— Begin —
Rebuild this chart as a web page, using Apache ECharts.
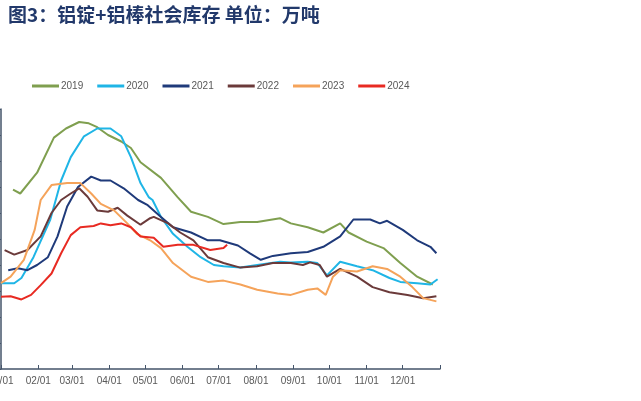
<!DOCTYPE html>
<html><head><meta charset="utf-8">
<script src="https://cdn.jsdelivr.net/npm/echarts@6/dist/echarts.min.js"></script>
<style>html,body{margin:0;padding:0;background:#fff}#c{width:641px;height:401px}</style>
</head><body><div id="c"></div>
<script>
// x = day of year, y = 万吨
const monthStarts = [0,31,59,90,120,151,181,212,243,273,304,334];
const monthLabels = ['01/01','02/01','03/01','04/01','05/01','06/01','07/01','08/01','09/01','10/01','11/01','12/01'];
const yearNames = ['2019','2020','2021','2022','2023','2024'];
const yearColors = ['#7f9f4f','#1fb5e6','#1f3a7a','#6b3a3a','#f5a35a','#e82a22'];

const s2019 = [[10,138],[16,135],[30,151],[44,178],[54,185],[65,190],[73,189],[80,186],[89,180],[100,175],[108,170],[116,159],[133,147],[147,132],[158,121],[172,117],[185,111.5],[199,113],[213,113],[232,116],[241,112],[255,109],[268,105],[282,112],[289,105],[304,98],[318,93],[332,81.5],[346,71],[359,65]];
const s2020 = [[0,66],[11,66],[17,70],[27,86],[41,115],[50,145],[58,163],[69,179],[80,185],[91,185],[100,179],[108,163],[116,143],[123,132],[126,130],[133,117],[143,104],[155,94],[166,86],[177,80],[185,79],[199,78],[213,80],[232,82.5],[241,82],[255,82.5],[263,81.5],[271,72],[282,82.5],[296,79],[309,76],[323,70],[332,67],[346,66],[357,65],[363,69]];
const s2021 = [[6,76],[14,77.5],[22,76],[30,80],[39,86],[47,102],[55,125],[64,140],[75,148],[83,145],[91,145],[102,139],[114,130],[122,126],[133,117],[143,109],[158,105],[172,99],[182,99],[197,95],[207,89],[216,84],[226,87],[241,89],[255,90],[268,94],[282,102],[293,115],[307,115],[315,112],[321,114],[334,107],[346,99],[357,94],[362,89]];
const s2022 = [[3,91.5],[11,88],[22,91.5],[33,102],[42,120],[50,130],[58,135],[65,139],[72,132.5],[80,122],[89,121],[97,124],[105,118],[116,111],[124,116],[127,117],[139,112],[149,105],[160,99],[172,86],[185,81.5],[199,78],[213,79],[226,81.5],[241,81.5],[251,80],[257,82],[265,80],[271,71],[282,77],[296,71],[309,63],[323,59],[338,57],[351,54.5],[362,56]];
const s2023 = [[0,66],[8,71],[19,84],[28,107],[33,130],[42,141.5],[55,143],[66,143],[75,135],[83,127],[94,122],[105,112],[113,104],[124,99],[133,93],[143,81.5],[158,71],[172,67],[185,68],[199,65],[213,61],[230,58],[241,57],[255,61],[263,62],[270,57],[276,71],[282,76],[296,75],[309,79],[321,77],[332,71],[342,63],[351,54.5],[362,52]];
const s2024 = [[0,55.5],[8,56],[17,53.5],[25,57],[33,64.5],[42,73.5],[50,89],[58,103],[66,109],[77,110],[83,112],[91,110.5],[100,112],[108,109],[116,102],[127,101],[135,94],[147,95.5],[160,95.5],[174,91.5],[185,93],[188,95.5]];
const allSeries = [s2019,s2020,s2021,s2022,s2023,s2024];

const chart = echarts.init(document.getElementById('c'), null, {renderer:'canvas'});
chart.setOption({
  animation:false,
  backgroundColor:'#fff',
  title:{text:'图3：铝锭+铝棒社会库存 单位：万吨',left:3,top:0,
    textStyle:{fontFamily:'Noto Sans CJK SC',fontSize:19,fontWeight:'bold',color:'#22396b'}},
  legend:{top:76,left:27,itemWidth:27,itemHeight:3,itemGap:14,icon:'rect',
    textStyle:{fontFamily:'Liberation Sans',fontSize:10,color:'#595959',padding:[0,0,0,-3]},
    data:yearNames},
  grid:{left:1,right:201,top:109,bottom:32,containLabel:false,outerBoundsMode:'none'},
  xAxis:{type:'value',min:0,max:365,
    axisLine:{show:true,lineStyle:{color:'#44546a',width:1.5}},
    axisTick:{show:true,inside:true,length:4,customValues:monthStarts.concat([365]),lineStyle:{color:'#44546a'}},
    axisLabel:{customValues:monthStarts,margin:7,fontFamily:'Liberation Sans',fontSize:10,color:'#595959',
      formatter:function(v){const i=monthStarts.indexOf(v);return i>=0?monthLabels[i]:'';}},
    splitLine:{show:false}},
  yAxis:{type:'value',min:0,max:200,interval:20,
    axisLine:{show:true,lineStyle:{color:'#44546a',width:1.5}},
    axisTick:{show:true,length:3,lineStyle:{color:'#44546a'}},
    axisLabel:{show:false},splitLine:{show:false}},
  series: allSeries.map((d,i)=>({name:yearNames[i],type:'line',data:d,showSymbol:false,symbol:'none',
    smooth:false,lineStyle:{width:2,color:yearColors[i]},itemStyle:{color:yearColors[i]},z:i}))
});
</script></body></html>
— End —
THE EXERCISE: Write the listing out a second time exactly, dropping all images.

CORRECT ANSWER:
Rebuild this chart as a web page, using Apache ECharts.
<!DOCTYPE html>
<html><head><meta charset="utf-8">
<script src="https://cdn.jsdelivr.net/npm/echarts@6/dist/echarts.min.js"></script>
<style>html,body{margin:0;padding:0;background:#fff}#c{width:641px;height:401px}</style>
</head><body><div id="c"></div>
<script>
// x = day of year, y = 万吨
const monthStarts = [0,31,59,90,120,151,181,212,243,273,304,334];
const monthLabels = ['01/01','02/01','03/01','04/01','05/01','06/01','07/01','08/01','09/01','10/01','11/01','12/01'];
const yearNames = ['2019','2020','2021','2022','2023','2024'];
const yearColors = ['#7f9f4f','#1fb5e6','#1f3a7a','#6b3a3a','#f5a35a','#e82a22'];

const s2019 = [[10,138],[16,135],[30,151],[44,178],[54,185],[65,190],[73,189],[80,186],[89,180],[100,175],[108,170],[116,159],[133,147],[147,132],[158,121],[172,117],[185,111.5],[199,113],[213,113],[232,116],[241,112],[255,109],[268,105],[282,112],[289,105],[304,98],[318,93],[332,81.5],[346,71],[359,65]];
const s2020 = [[0,66],[11,66],[17,70],[27,86],[41,115],[50,145],[58,163],[69,179],[80,185],[91,185],[100,179],[108,163],[116,143],[123,132],[126,130],[133,117],[143,104],[155,94],[166,86],[177,80],[185,79],[199,78],[213,80],[232,82.5],[241,82],[255,82.5],[263,81.5],[271,72],[282,82.5],[296,79],[309,76],[323,70],[332,67],[346,66],[357,65],[363,69]];
const s2021 = [[6,76],[14,77.5],[22,76],[30,80],[39,86],[47,102],[55,125],[64,140],[75,148],[83,145],[91,145],[102,139],[114,130],[122,126],[133,117],[143,109],[158,105],[172,99],[182,99],[197,95],[207,89],[216,84],[226,87],[241,89],[255,90],[268,94],[282,102],[293,115],[307,115],[315,112],[321,114],[334,107],[346,99],[357,94],[362,89]];
const s2022 = [[3,91.5],[11,88],[22,91.5],[33,102],[42,120],[50,130],[58,135],[65,139],[72,132.5],[80,122],[89,121],[97,124],[105,118],[116,111],[124,116],[127,117],[139,112],[149,105],[160,99],[172,86],[185,81.5],[199,78],[213,79],[226,81.5],[241,81.5],[251,80],[257,82],[265,80],[271,71],[282,77],[296,71],[309,63],[323,59],[338,57],[351,54.5],[362,56]];
const s2023 = [[0,66],[8,71],[19,84],[28,107],[33,130],[42,141.5],[55,143],[66,143],[75,135],[83,127],[94,122],[105,112],[113,104],[124,99],[133,93],[143,81.5],[158,71],[172,67],[185,68],[199,65],[213,61],[230,58],[241,57],[255,61],[263,62],[270,57],[276,71],[282,76],[296,75],[309,79],[321,77],[332,71],[342,63],[351,54.5],[362,52]];
const s2024 = [[0,55.5],[8,56],[17,53.5],[25,57],[33,64.5],[42,73.5],[50,89],[58,103],[66,109],[77,110],[83,112],[91,110.5],[100,112],[108,109],[116,102],[127,101],[135,94],[147,95.5],[160,95.5],[174,91.5],[185,93],[188,95.5]];
const allSeries = [s2019,s2020,s2021,s2022,s2023,s2024];

const chart = echarts.init(document.getElementById('c'), null, {renderer:'canvas'});
chart.setOption({
  animation:false,
  backgroundColor:'#fff',
  title:{text:'图3：铝锭+铝棒社会库存 单位：万吨',left:3,top:0,
    textStyle:{fontFamily:'Noto Sans CJK SC',fontSize:19,fontWeight:'bold',color:'#22396b'}},
  legend:{top:76,left:27,itemWidth:27,itemHeight:3,itemGap:14,icon:'rect',
    textStyle:{fontFamily:'Liberation Sans',fontSize:10,color:'#595959',padding:[0,0,0,-3]},
    data:yearNames},
  grid:{left:1,right:201,top:109,bottom:32,containLabel:false,outerBoundsMode:'none'},
  xAxis:{type:'value',min:0,max:365,
    axisLine:{show:true,lineStyle:{color:'#44546a',width:1.5}},
    axisTick:{show:true,inside:true,length:4,customValues:monthStarts.concat([365]),lineStyle:{color:'#44546a'}},
    axisLabel:{customValues:monthStarts,margin:7,fontFamily:'Liberation Sans',fontSize:10,color:'#595959',
      formatter:function(v){const i=monthStarts.indexOf(v);return i>=0?monthLabels[i]:'';}},
    splitLine:{show:false}},
  yAxis:{type:'value',min:0,max:200,interval:20,
    axisLine:{show:true,lineStyle:{color:'#44546a',width:1.5}},
    axisTick:{show:true,length:3,lineStyle:{color:'#44546a'}},
    axisLabel:{show:false},splitLine:{show:false}},
  series: allSeries.map((d,i)=>({name:yearNames[i],type:'line',data:d,showSymbol:false,symbol:'none',
    smooth:false,lineStyle:{width:2,color:yearColors[i]},itemStyle:{color:yearColors[i]},z:i}))
});
</script></body></html>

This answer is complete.